[YOUR TASK]: Determine which lines contain the word "with", then copy those lines.

[RECORDS]:
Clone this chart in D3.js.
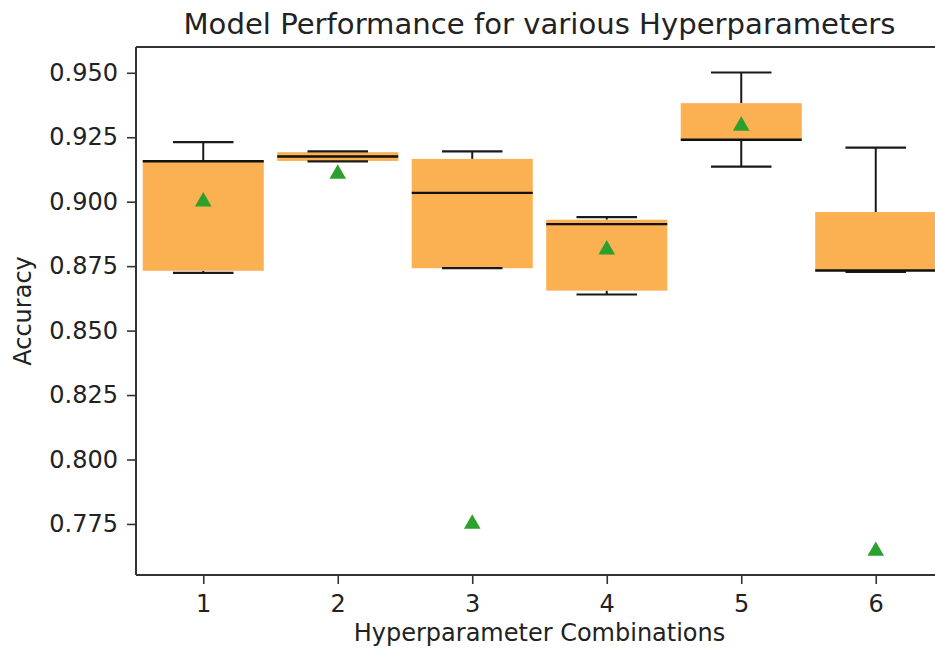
<!DOCTYPE html>
<html>
<head>
<meta charset="utf-8">
<script src="https://cdn.jsdelivr.net/npm/d3@7"></script>
<style>
  html, body { margin: 0; padding: 0; background: #fff; }
  svg { display: block; font-family: "DejaVu Sans", sans-serif; }
</style>
</head>
<body>
<div id="chart"></div>
<script>
// box statistics per hyperparameter combination
var combos = [1, 2, 3, 4, 5, 6];
var whiskerLow = [0.8724, 0.9156, 0.8742, 0.8640, 0.9136, 0.8728];
var q1 = [0.8732, 0.9158, 0.8742, 0.8655, 0.9240, 0.8733];
var median = [0.9157, 0.9175, 0.9034, 0.8913, 0.9240, 0.8733];
var q3 = [0.9157, 0.9192, 0.9166, 0.8930, 0.9382, 0.8960];
var whiskerHigh = [0.9231, 0.9195, 0.9195, 0.8940, 0.9501, 0.9210];
var means = [0.9000, 0.9108, 0.7750, 0.8814, 0.9294, 0.7645];
var yTicks = [0.775, 0.800, 0.825, 0.850, 0.875, 0.900, 0.925, 0.950];

var W = 935, H = 655;
var margin = {left: 136, top: 47};
var plotW = 807, plotH = 528;

var rows = combos.map(function (c, i) {
    return {c: c, lo: whiskerLow[i], q1: q1[i], med: median[i], q3: q3[i], hi: whiskerHigh[i], mean: means[i]};
});

var svg = d3.select("#chart").append("svg")
    .attr("width", W)
    .attr("height", H);

var x = d3.scaleLinear().domain([0.5, 6.5]).range([0, plotW]);
var y = d3.scaleLinear().domain([0.7552, 0.9600]).range([plotH, 0]);

var g = svg.append("g").attr("transform", "translate(" + margin.left + "," + margin.top + ")");

// box width 0.9 in data units, caps half of that
var boxW = x(1.4) - x(0.5);
var capW = boxW / 2;

var box = g.selectAll(".box").data(rows).enter().append("g").attr("class", "box");

// whiskers
box.append("line")
    .attr("x1", function (d) { return x(d.c); }).attr("x2", function (d) { return x(d.c); })
    .attr("y1", function (d) { return y(d.hi); }).attr("y2", function (d) { return y(d.q3); })
    .attr("stroke", "#1a1a1a").attr("stroke-width", 2);
box.append("line")
    .attr("x1", function (d) { return x(d.c); }).attr("x2", function (d) { return x(d.c); })
    .attr("y1", function (d) { return y(d.q1); }).attr("y2", function (d) { return y(d.lo); })
    .attr("stroke", "#1a1a1a").attr("stroke-width", 2);

// boxes
box.append("rect")
    .attr("x", function (d) { return x(d.c) - boxW / 2; })
    .attr("width", boxW)
    .attr("y", function (d) { return y(d.q3); })
    .attr("height", function (d) { return Math.max(1, y(d.q1) - y(d.q3)); })
    .attr("fill", "#fbb052");

// caps
box.append("line")
    .attr("x1", function (d) { return x(d.c) - capW / 2; }).attr("x2", function (d) { return x(d.c) + capW / 2; })
    .attr("y1", function (d) { return y(d.hi); }).attr("y2", function (d) { return y(d.hi); })
    .attr("stroke", "#1a1a1a").attr("stroke-width", 2.2);
box.append("line")
    .attr("x1", function (d) { return x(d.c) - capW / 2; }).attr("x2", function (d) { return x(d.c) + capW / 2; })
    .attr("y1", function (d) { return y(d.lo); }).attr("y2", function (d) { return y(d.lo); })
    .attr("stroke", "#1a1a1a").attr("stroke-width", 2.2);

// median
box.append("line")
    .attr("x1", function (d) { return x(d.c) - boxW / 2; }).attr("x2", function (d) { return x(d.c) + boxW / 2; })
    .attr("y1", function (d) { return y(d.med); }).attr("y2", function (d) { return y(d.med); })
    .attr("stroke", "#111").attr("stroke-width", 2.4);

// means
box.append("path")
    .attr("d", d3.symbol().type(d3.symbolTriangle).size(120))
    .attr("transform", function (d) { return "translate(" + x(d.c) + "," + y(d.mean) + ")"; })
    .attr("fill", "#2ca02c");

// axes
var xAxis = g.append("g").attr("transform", "translate(0," + plotH + ")")
    .call(d3.axisBottom(x).tickValues(combos).tickFormat(d3.format("d")).tickSize(9).tickPadding(11));
var yAxis = g.append("g")
    .call(d3.axisLeft(y).tickValues(yTicks).tickFormat(d3.format(".3f")).tickSize(9).tickPadding(9));

[xAxis, yAxis].forEach(function (a) {
    a.select(".domain").remove();
    a.selectAll(".tick line").attr("stroke", "#333").attr("stroke-width", 1.6);
    a.selectAll(".tick text").attr("fill", "#222").style("font-size", "24px").style("font-family", "DejaVu Sans");
});

// spines
g.append("line").attr("x1", 0).attr("x2", 0).attr("y1", 0).attr("y2", plotH).attr("stroke", "#333").attr("stroke-width", 2);
g.append("line").attr("x1", 0).attr("x2", plotW).attr("y1", 0).attr("y2", 0).attr("stroke", "#333").attr("stroke-width", 2);
g.append("line").attr("x1", 0).attr("x2", plotW).attr("y1", plotH).attr("y2", plotH).attr("stroke", "#333").attr("stroke-width", 2);
g.append("line").attr("x1", plotW).attr("x2", plotW).attr("y1", 0).attr("y2", plotH).attr("stroke", "#333").attr("stroke-width", 2);

// title and labels
svg.append("text")
    .attr("x", margin.left + plotW / 2).attr("y", 34)
    .attr("text-anchor", "middle").attr("fill", "#222")
    .attr("textLength", 712).attr("lengthAdjust", "spacingAndGlyphs")
    .style("font-size", "29px")
    .text("Model Performance for various Hyperparameters");

svg.append("text")
    .attr("x", margin.left + plotW / 2).attr("y", 641)
    .attr("text-anchor", "middle").attr("fill", "#222")
    .style("font-size", "24px")
    .text("Hyperparameter Combinations");

svg.append("text")
    .attr("transform", "translate(31," + (margin.top + plotH / 2) + ") rotate(-90)")
    .attr("text-anchor", "middle").attr("fill", "#222")
    .style("font-size", "24px")
    .text("Accuracy");
</script>
</body>
</html>
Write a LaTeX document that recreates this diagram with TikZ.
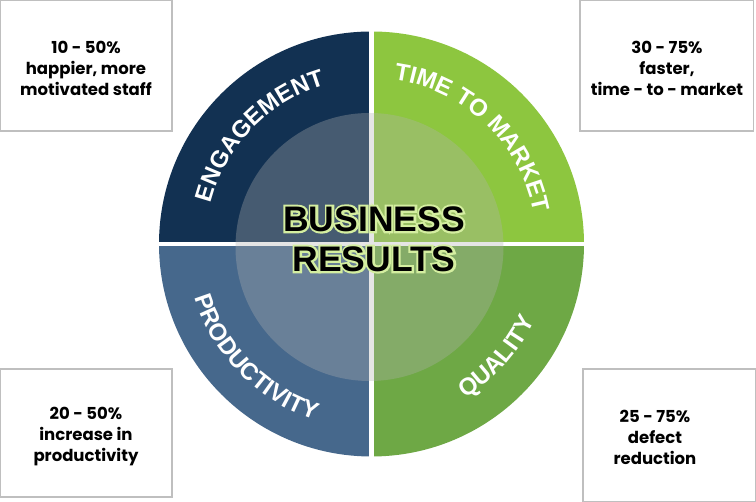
\documentclass[tikz,border=0pt]{standalone}
\usepackage{fontspec}
\setmainfont{Poppins}
\newfontfamily\arialfont{Liberation Sans}
\newfontfamily\glowfont{Liberation Sans Bold}[FakeBold=12]
\usetikzlibrary{decorations.text}
\definecolor{navy}{HTML}{123152}
\definecolor{steel}{HTML}{46688C}
\definecolor{lgreen}{HTML}{8DC63F}
\definecolor{mgreen}{HTML}{6EA845}
\definecolor{overlaygray}{RGB}{178,178,178}
\definecolor{glowc}{HTML}{D4EEA0}
\definecolor{boxline}{HTML}{BFBFBF}
\tikzset{
  boxframe/.style={draw=boxline,line width=1.2pt},
  boxtext/.style={align=center,inner sep=0pt,font=\bfseries\fontsize{16.5}{21}\selectfont,text=black},
  gapline/.style={white,line width=4.5pt},
  bigtext/.style={inner sep=0pt,font=\arialfont\bfseries\fontsize{35.5}{40}\selectfont},
  glowtext/.style={inner sep=0pt,font=\glowfont\fontsize{35.5}{40}\selectfont,text=glowc},
  arclabel/.style={decorate,decoration={text along path,text align=center,text color=white,
     text={|\arialfont\bfseries\fontsize{24}{27}\selectfont|#1}}}
}
\begin{document}
\begin{tikzpicture}[x=1pt,y=1pt]
\useasboundingbox (0,0) rectangle (756,502);
% boxes
\draw[boxframe] (0,502) rectangle (172,371);
\draw[boxframe] (580,502) rectangle (753.5,371);
\draw[boxframe] (0,133) rectangle (172,5);
\draw[boxframe] (583,133) rectangle (756,0);
\node[boxtext] (t1) at (86,434) {10 - 50\%\\happier, more\\motivated staff};
\node[boxtext] (t2) at (667,434) {30 - 75\%\\faster,\\time - to - market};
\node[boxtext] (t3) at (86,65) {20 - 50\%\\increase in\\productivity};
\node[boxtext] (t4) at (655,65) {25 - 75\%\\defect\\reduction};
% quadrants
\coordinate (C) at (371.5,258);
\fill[navy] (C) -- ++(90:212.5) arc[start angle=90,end angle=180,radius=212.5] -- cycle;
\fill[lgreen] (C) -- ++(0:212.5) arc[start angle=0,end angle=90,radius=212.5] -- cycle;
\fill[steel] (C) -- ++(180:212.5) arc[start angle=180,end angle=270,radius=212.5] -- cycle;
\fill[mgreen] (C) -- ++(270:212.5) arc[start angle=270,end angle=360,radius=212.5] -- cycle;
\coordinate (gL) at (156,258);
\coordinate (gR) at (587,258);
\coordinate (gT) at (371.5,473);
\coordinate (gB) at (371.5,43);
\draw[gapline] (gL) -- (gR);
\draw[gapline] (gT) -- (gB);
% inner overlay
\fill[overlaygray,opacity=0.33] (369.5,255) circle[radius=134];
% arc labels
\path[arclabel=ENGAGEMENT] (C) ++(181:165.5) arc[start angle=181,end angle=91,radius=165.5];
\path[arclabel=TIME TO MARKET] (C) ++(91.5:165.5) arc[start angle=91.5,end angle=1.5,radius=165.5];
\path[arclabel=PRODUCTIVITY] (C) ++(179.5:185) arc[start angle=179.5,end angle=269.5,radius=185];
\path[arclabel=QUALITY] (C) ++(273:180) arc[start angle=273,end angle=363,radius=180];
% center text with glow
\node[glowtext] (g1) at (374,283) {BUSINESS};
\node[glowtext] (g2) at (374,243) {RESULTS};
\node[bigtext,text=black] (b1) at (374,283) {BUSINESS};
\node[bigtext,text=black] (b2) at (374,243) {RESULTS};
\end{tikzpicture}
\end{document}
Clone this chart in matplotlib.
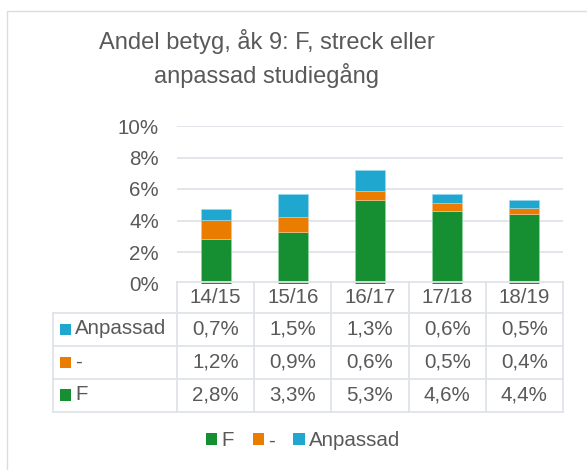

[THE OUTPUT]:
Write a LaTeX document that recreates this diagram with TikZ.
% center text with glow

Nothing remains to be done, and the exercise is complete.